Data listing:
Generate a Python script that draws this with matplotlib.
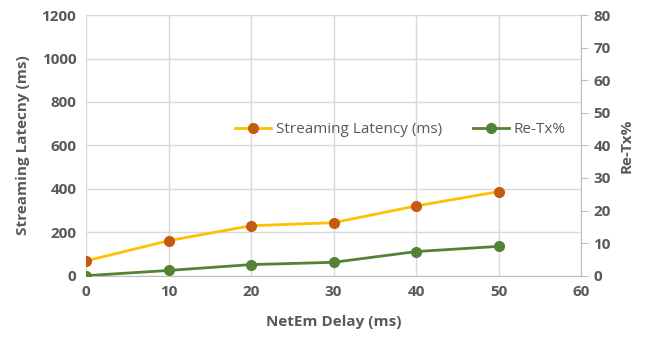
import matplotlib.pyplot as plt
from matplotlib import rcParams
rcParams['font.family'] = ['Open Sans', 'DejaVu Sans']

delay = [0, 10, 20, 30, 40, 50]
latency = [68, 161, 230, 244, 321, 387]
retx = [0.0, 1.6, 3.4, 4.1, 7.4, 9.0]

grey = '#595959'
grid_col = '#d9d9d9'

fig = plt.figure(figsize=(6.47, 3.37), dpi=100)
ax = fig.add_axes([0.133, 0.182, 0.765, 0.773])
ax2 = ax.twinx()

# latency on the left axis, re-tx on the right one
l1, = ax.plot(delay, latency, color='#FFC000', lw=2, marker='o', ms=7,
              mfc='#C55A11', mec='#C55A11', label='Streaming Latency (ms)', zorder=3)
l2, = ax2.plot(delay, retx, color='#548235', lw=2, marker='o', ms=7,
               mfc='#548235', mec='#548235', label='Re-Tx%', zorder=3)

ax.set_xlim(0, 60)
ax.set_ylim(0, 1200)
ax2.set_ylim(0, 80)
ax.set_xticks(range(0, 61, 10))
ax.set_yticks(range(0, 1201, 200))
ax2.set_yticks(range(0, 81, 10))

ax.grid(True, color=grid_col, lw=1)
ax.set_axisbelow(True)
for s in ['top', 'left', 'right']:
    ax.spines[s].set_visible(False)
for s in ['top', 'left', 'bottom']:
    ax2.spines[s].set_visible(False)
ax.spines['bottom'].set_color('#bfbfbf')
ax2.spines['right'].set_color('#bfbfbf')

ax.tick_params(axis='both', length=0, labelsize=11, labelcolor=grey, pad=7)
ax2.tick_params(axis='y', length=5, color='#bfbfbf', labelsize=11, labelcolor=grey, pad=4)
for lab in ax.get_xticklabels() + ax.get_yticklabels() + ax2.get_yticklabels():
    lab.set_fontweight('bold')

ax.set_xlabel('NetEm Delay (ms)', fontsize=11, fontweight='bold', color=grey, labelpad=11)
ax.set_ylabel('Streaming Latecny (ms)', fontsize=11, fontweight='bold', color=grey, labelpad=8)
ax2.set_ylabel('Re-Tx%', fontsize=11, fontweight='bold', color=grey, labelpad=6)

leg = ax.legend(handles=[l1, l2], loc='center', bbox_to_anchor=(0.635, 0.56), ncol=2,
                frameon=False, fontsize=11, handlelength=2.4, columnspacing=2.0,
                handletextpad=0.3)
for t in leg.get_texts():
    t.set_color(grey)

plt.savefig('out.png', dpi=100)
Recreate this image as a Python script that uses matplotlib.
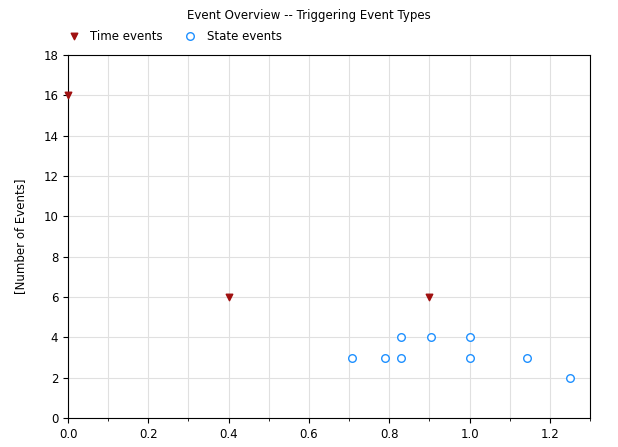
import matplotlib
matplotlib.use("Agg")
import matplotlib.pyplot as plt
import numpy as np

time_x = [0.0, 0.4, 0.9]
time_y = [16, 6, 6]
state_x = [0.707, 0.79, 0.83, 0.83, 0.905, 1.0, 1.0, 1.143, 1.25]
state_y = [3, 3, 4, 3, 4, 4, 3, 3, 2]

fig = plt.figure(figsize=(6.18, 4.47), dpi=100)
ax = fig.add_axes([68/618, 1-418/447, (590-68)/618, (418-55)/447])
ax.scatter(time_x, time_y, marker='v', color='#a01010', s=22, zorder=3, clip_on=False, label='Time events')
ax.scatter(state_x, state_y, marker='o', facecolors='white', edgecolors='#1e90ff', s=30, zorder=3, linewidths=1, label='State events')
ax.set_xlim(0, 1.3)
ax.set_ylim(0, 18)
ax.set_xticks(np.arange(0, 1.21, 0.2))
ax.set_xticks(np.arange(0, 1.31, 0.1), minor=True)
ax.set_yticks(np.arange(0, 18.1, 2))
ax.grid(True, which='both', color='#e0e0e0', linewidth=0.8)
ax.set_axisbelow(True)
ax.tick_params(labelsize=8.5, direction='out')
ax.set_ylabel('[Number of Events]', fontsize=8.5, labelpad=12)
fig.text(0.5, 1-15/447, 'Event Overview -- Triggering Event Types', ha='center', va='center', fontsize=8.5)
fig.legend(loc='center left', bbox_to_anchor=(68/618, 1-36/447), ncol=2, frameon=False, fontsize=8.5,
           handlelength=1.0, handletextpad=0.9, columnspacing=1.8, borderpad=0, borderaxespad=0)
fig.savefig('out.png', dpi=100)
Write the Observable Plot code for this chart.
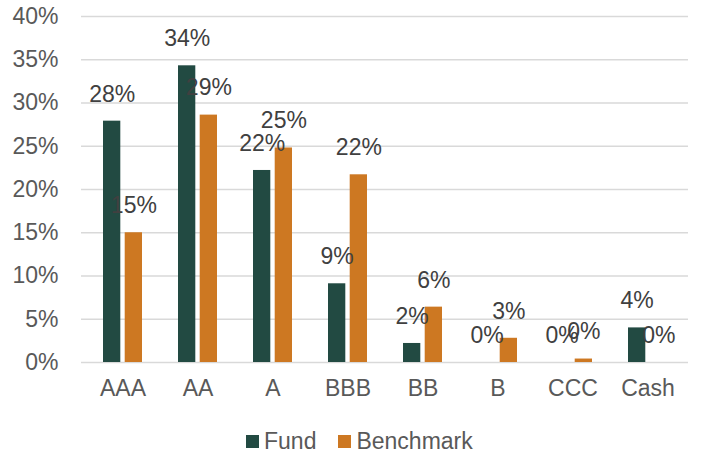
<!DOCTYPE html>
<html>
<head>
<meta charset="utf-8">
<script src="https://cdn.jsdelivr.net/npm/d3@7"></script>
<script src="https://cdn.jsdelivr.net/npm/@observablehq/plot@0.6"></script>
<style>
  html, body { margin: 0; padding: 0; background: #fff; }
  #wrap { position: relative; width: 704px; height: 457px; font-family: "Liberation Sans", Arial, sans-serif; }
  #legend { position: absolute; left: 246px; top: 427px; display: flex; align-items: center; font-size: 23px; line-height: 28px; color: #595959; }
  .item { display: flex; align-items: center; margin-right: 22px; }
  .sw { width: 13px; height: 13px; margin-right: 5px; }
</style>
</head>
<body>
<div id="wrap"><div id="chart"></div><div id="legend"></div></div>
<script>
const categories = ["AAA", "AA", "A", "BBB", "BB", "B", "CCC", "Cash"];
const fund = [27.9, 34.3, 22.2, 9.1, 2.2, 0, 0, 4.0];
const benchmark = [15.0, 28.6, 24.8, 21.7, 6.4, 2.8, 0.4, 0];
const series = ["Fund", "Benchmark"];
const colors = ["#224A42", "#CD7822"];
const yTicks = [0, 5, 10, 15, 20, 25, 30, 35, 40];

const fundData = categories.map((c, i) => ({category: c, value: fund[i]}));
const benchData = categories.map((c, i) => ({category: c, value: benchmark[i]}));
const pct = d => Math.round(d.value) + "%";

const plot = Plot.plot({
  width: 704,
  height: 418,
  marginLeft: 81,
  marginRight: 16,
  marginTop: 16,
  marginBottom: 56,
  style: {fontFamily: "'Liberation Sans', Arial, sans-serif", fontSize: "23px", background: "#fff"},
  x: {domain: categories, paddingInner: 0.486, paddingOuter: 0.243, label: null},
  y: {domain: [0, 40], label: null},
  marks: [
    Plot.ruleY(yTicks, {stroke: "#d9d9d9", strokeWidth: 1.4}),
    Plot.barY(fundData, {x: "category", y: "value", fill: colors[0], insetRight: 21.7}),
    Plot.barY(benchData, {x: "category", y: "value", fill: colors[1], insetLeft: 21.7}),
    Plot.text(fundData, {x: "category", y: "value", text: pct, dx: -10.85, dy: -27, fill: "#404040", fontSize: 23}),
    Plot.text(benchData, {x: "category", y: "value", text: pct, dx: 10.85, dy: -27, fill: "#404040", fontSize: 23}),
    Plot.axisY({ticks: yTicks, tickSize: 0, tickPadding: 23, tickFormat: d => d + "%", fill: "#595959", fontSize: 23, label: null}),
    Plot.axisX({tickSize: 0, tickPadding: 17, fill: "#595959", fontSize: 23, label: null})
  ]
});
document.getElementById("chart").appendChild(plot);

const legend = document.getElementById("legend");
series.forEach((s, i) => {
  const item = document.createElement("div");
  item.className = "item";
  const sw = document.createElement("div");
  sw.className = "sw";
  sw.style.background = colors[i];
  const t = document.createElement("span");
  t.textContent = s;
  item.appendChild(sw);
  item.appendChild(t);
  legend.appendChild(item);
});
</script>
</body>
</html>
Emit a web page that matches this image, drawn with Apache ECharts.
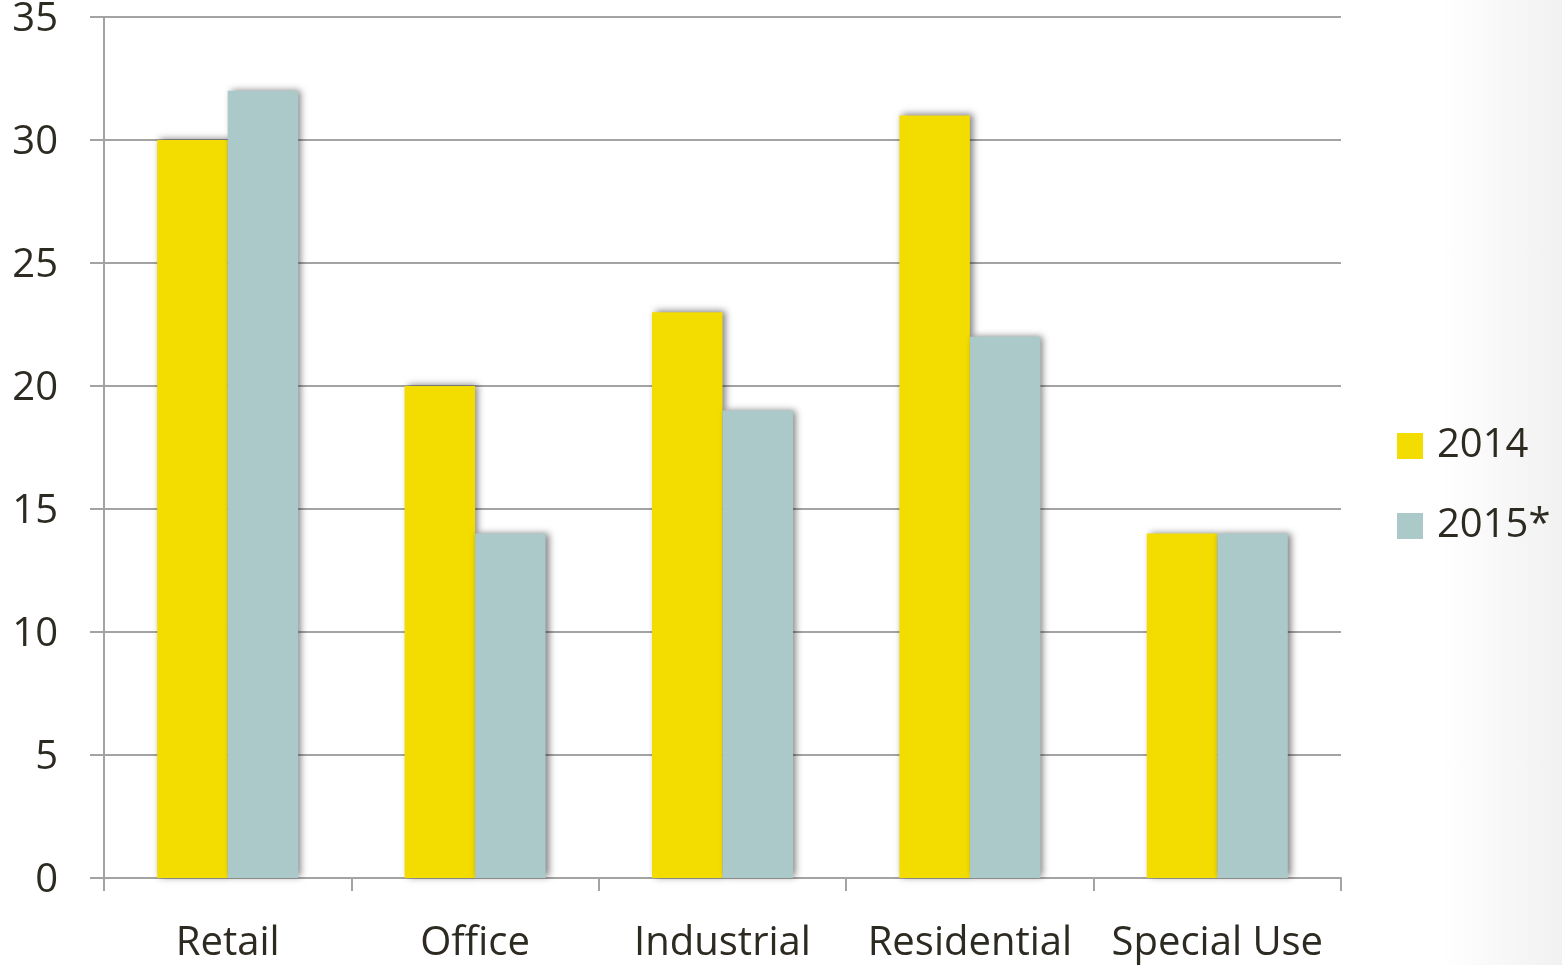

Short task: Among the entries above, identify all lines with "this" and copy them.

Result of the exercise:
Generate a Python script that draws this with matplotlib.
Recreate this image as a Python script that uses matplotlib.
Write the Observable Plot code for this chart.
Emit a web page that matches this image, drawn with Apache ECharts.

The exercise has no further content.